Students Gear Up for Robotics Season

Seventh grader Sejal Sharma works on a piece of her team's competition robot during practice.

Seventh grader Sejal Sharma works on a piece of her team’s competition robot during practice.

The robotics craze has hit schools, libraries, and community groups across the nation. It’s no different in Johnston, with more and more students gearing up to build, program, and compete in a variety of robotic clubs.

As robots make their way into mainstream culture, homes, and lives, there is a need for youngsters to understand just what makes these machines go (and stop, in most cases). Johnston High School art teacher Andrew McCormick has long been a robotics enthusiast and coaches a number of district-supported teams.

“In Johnston, we have two tiers of robotics teams,” said McCormick. “The Johnston Community Education program supports five FIRST Lego League teams, composed of fourth through seventh graders. The district then supports three FIRST Tech Challenge teams for students in grades seven through twelve. It’s a little complicated, but comes down to area youth having a ton of interest in robots.”

FIRST Lego League (FLL)

The FLL teams, supported by Johnston Community Education, are open to younger youth in the area, ideally in grades 4-7. Parent volunteers serve as the coaches and everyone pays a registration fee for the season.

There are currently five FLL teams through JCE.  Students study, build, and program robots in the late fall months, then compete at a large regional qualifying tournament in the winter. Last year, Johnston High School hosted a regional tournament and McCormick said area FLL teams will once again return to JHS.

“We have seen – and continue to gain – a lot of interest in FLL,” McCormick said. “Kids are so enthusiastic and by this time in school, have likely had some sort of exposure to robotics programming. FLL provides a great outlet for them to explore a new hobby or build greater skills.”

FIRST Tech Challenge (FTC)

Coach Andrew McCormick works with Mitch Dricoll, Anthony Wang , and Joe Cramer to trim surgical tubing for their competition robot.

Coach Andrew McCormick works with Mitch Dricoll, Anthony Wang , and Joe Cramer to trim surgical tubing for their competition robot.

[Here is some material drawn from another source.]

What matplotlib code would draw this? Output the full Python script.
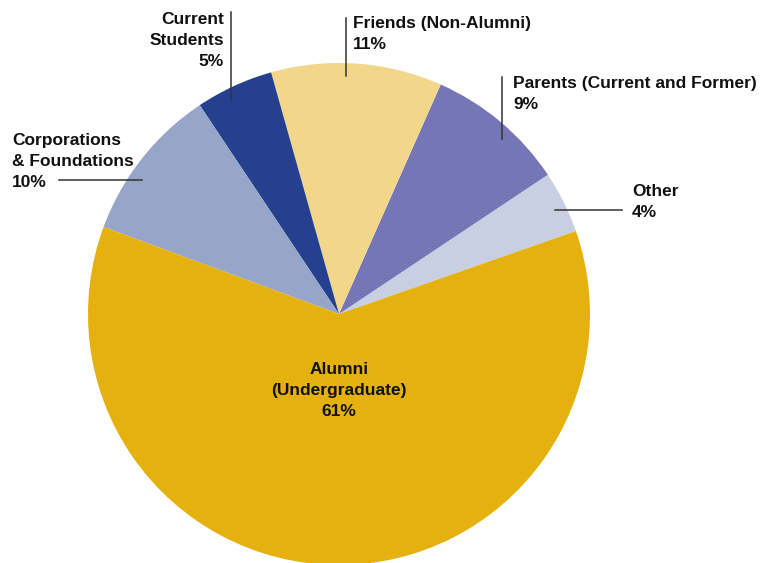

For older students, the FTC is a more intensive robotic club. McCormick said that due to high interest and limited resources, students first go through an interview process and are then placed on teams relative to their grade in school. This year, there are teams at JHS, JMS, and SMS, all coached by McCormick and fellow JHS teacher Jennifer Lehman. The teams all practice at JHS.

The FTC competition season runs from September to mid-January, with higher-level competitions taking place after the regular season ends. There are multiple competitions throughout the season; Johnston students are in a league with other metro school districts and typically travel within the metro for their meets.

“There is a lot of potential with the FTC teams,” said McCormick. “Right now, we have more student interest than we have resources in terms of coaches and space. With three teams, we’re comparable to other districts in the metro; we’re also seeing students come back year after year, which helps the depth of skills we have on any given team.”

Other Opportunities

In addition to the community education and district-sponsored teams, there are also some robotics teams that are run solely through individual community members or organizations, such as 4-H clubs. In total, McCormick said there are 69 students who participate in either FLL or FTC through the district and 70 youth who are on a community FLL or FTC team.

Johnston students can also join the Technology Student Association (TSA) when they get to Summit; TSA offers a variety of technology-inspired categories, including one for robotics, for team and individual competition. Johnston has TSA teams at JMS, and JHS. At the high school level, the Hyperstream club has some overlap with FTC, but primarily builds skills in the areas of cyber-security instead of robotics.

“It’s been great to see the district and community respond to a growing interest in robotics and other STEM fields,” said McCormick. “We know there is still more to come and hope to see more resources dedicated to building these programs.”